His end game didn't involve the breach. The breach was an accident, that Corypheus never wanted to happen in the first place. He either didn't knew his ritual would create it or it wouldn't have done that without the Inquisitor disturbing the ritual in the first place. In the bad future Corypheus was initially sucessful in summoning his demon army, assassinating Celene and conquering Orlais and Ferelden, however without the Inquisitor around the breach widened and more and more demons came pouring through, starting to f*ck things up for the Venatori as well. Alexius diary states that Corypheus has tasked him to somehow go back in time and prevent the breach from happening, since it's basically destroying all of Thedas. However as Alexius notes it's simply impossible to do that because time travel only works within the timeframe where the breach exists and therefore he can't travel back to before the breach.



#73
phoray

phoray
  • Members
  • 479 messages

His end game didn't involve the breach. The breach was an accident, that Corypheus never wanted to happen in the first place. He either didn't knew his ritual would create it or it wouldn't have done that without the Inquisitor disturbing the ritual in the first place. In the bad future Corypheus was initially sucessful in summoning his demon army, assassinating Celene and conquering Orlais and Ferelden, however without the Inquisitor around the breach widened and more and more demons came pouring through, starting to f*ck things up for the Venatori as well. Alexius diary states that Corypheus has tasked him to somehow go back in time and prevent the breach from happening, since it's basically destroying all of Thedas. However as Alexius notes it's simply impossible to do that because time travel only works within the timeframe where the breach exists and therefore he can't travel back to before the breach.

 

 

Oooooooooooooooooooooooooooooooooo.

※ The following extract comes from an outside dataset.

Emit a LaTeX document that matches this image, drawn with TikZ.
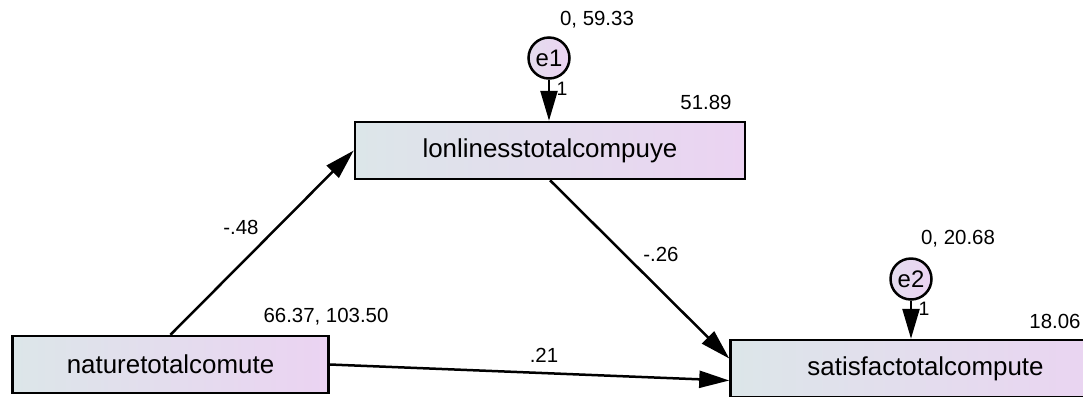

Wow, I read that as a grab for Cory to prevent the anchor from being given to the Inquisitor, not that he was actually unhappy with the Breach situation.



#74
Gervaise

Gervaise
  • Members
  • 4 507 messages

It could be either.    Go back to before the Breach, then the anchor has not yet passed to the Herald but also go back to before the Breach so you can control the manner of its creation and prevent it going bad as it did in the dark future.      I still think the former was the chief reason.    The whole reason they want to trap the Herald is because Cory thinks it will enable him to recover the anchor.   When Alexius sends him off into the ether without recovering the anchor, then Cory wants to return to the point where the Herald never got it.  

 

Cory always wanted to open the Breach because it was his means of getting to the Black City.    He actually wanted to use the orb and anchor (they are in fact a pair) in the same way that Solas did, except that in Solas' case he wasn't just going to open the Veil to enter the Fade but in order to tear it down.    I rather wonder if Solas just arranged for Cory to find the orb because he thought he would just activate it blind without knowing what it did.    However, it would appear he wasn't aware that the ancient Tevinter had used orbs before, Cory was aware of this (if Dorian knew about it then Cory certainly would) and thus he "read" the orb to acquire knowledge of how to use it before he activated it.   It was not enough simply to enter the Fade; Cory wanted to enter it at a specific place and due to the shifting nature of the place, he needed the anchor to fix him there.   Remember he reached the Black City last time only to be coughed back out again.    That is why things aren't going to plan for Cory in the dark future because not only is the material world being slowly destroyed by the Fade and its creatures but he is still no nearer to entering the Black City, which he seems convinced is necessary for him to truly assume the power of godhood.

 

The sacrifice of the Divine may have been necessary to opening the Fade or it may simply have been a highly symbolic gesture to show people that the Maker was a false, powerless god, they had placed their trust in and he was the true god who had usurped his power.